Industrial Revolution Conflicts
Working Conditions
Working conditions in most industries were appalling. Gone were the days when business owners knew and cared about the people who worked for them. As the factory system developed, working conditions worsened. Factory owners wanted their employees to work longer hours in order to produce more goods. By 1840 factory workers averaged 11.4 hours a day. As the workday grew longer, on-the-job accidents became more and more common.
Factory work involved many dangerous conditions. For example, the long leather belts that connected the machines to the factory’s water-powered driveshaft had no protective shields. Workers often suffered injuries such as lost fingers and broken bones from the rapidly spinning belts. Young children working on machines with powerful moving parts were especially at risk.
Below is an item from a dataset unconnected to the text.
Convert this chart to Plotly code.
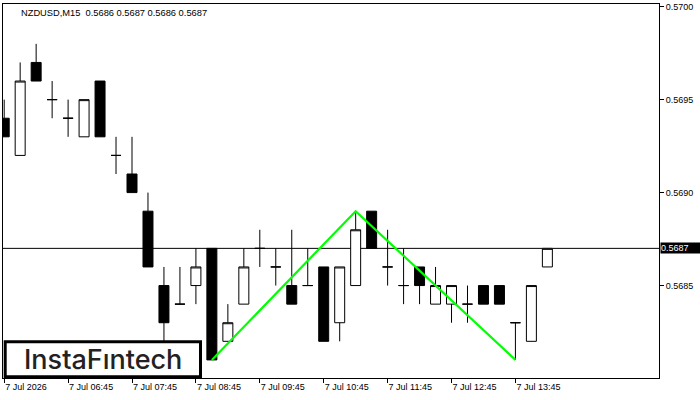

Gone too were the days when factory workers could expect decent pay. With so many people looking for jobs, business owners could pay low wages. Many wages were so low that men could not support their families. To get by, wives and children had to work as well, usually at even lower wages.
Most factory women earned about $1 to $3 per day. If business was slow, wages dropped. A boss might not pay a new worker anything until she had learned her job. Then he would charge her for the sewing machine she worked on. If a worker complained, she could easily be replaced with a new one, perhaps for less money.
Millions of young children worked in mines, mills, and factories. A newspaper reported that young boys hired by coal miners to separate lumps of coal from rocks, “go to work…at seven o’clock in the morning and work till it is too dark to see any longer. For this they get $1 to $3 a week.” They also got curved spines from bending over piles of coal all day.
Workers often labored under unpleasant conditions. In the summer, factories were miserably hot and stifling. The machines gave off heat, and air-conditioning had not yet been invented. In the winter, workers suffered because most factories had no heating.
Of all working dangers, fire claimed the most lives. In New York, tall buildings often lacked fire escapes. New York City’s fire chief wanted buildings to have fire escapes and sprinkler systems that could put out fires quickly. But factory owners objected to such added expenses. New York City did require that factory doors “open outwardly” and “shall not be locked” so workers might escape quickly in case of fire. The law was not enforced, however.
Factory owners often showed more concern for profits than for the comfort and safety of their employees. Employers knew they could easily replace an unhappy worker with someone else eager for the job. No laws existed to regulate working conditions or to protect workers.
By the 1830s workers began organizing to improve working conditions. Fearing the growth of the factory system, skilled workers had formed trade unions – organizations of workers with the same trade, or skill. Steadily deteriorating working conditions led unskilled workers to organize as well.
In the mid-1830s skilled workers in New York City staged a series of strikes, refusing to work in order to put pressure on employers. Workers wanted higher wages and to limit their workday to 10 hours. Groups of skilled workers formed the General Trades Union of New York.
In the early 1800s going on strike was illegal. Striking workers could be punished by the law, or they could be fired from their jobs. In 1842 a Massachusetts court ruled that workers did have the right to strike. It would be many years, however, before workers received other legal rights.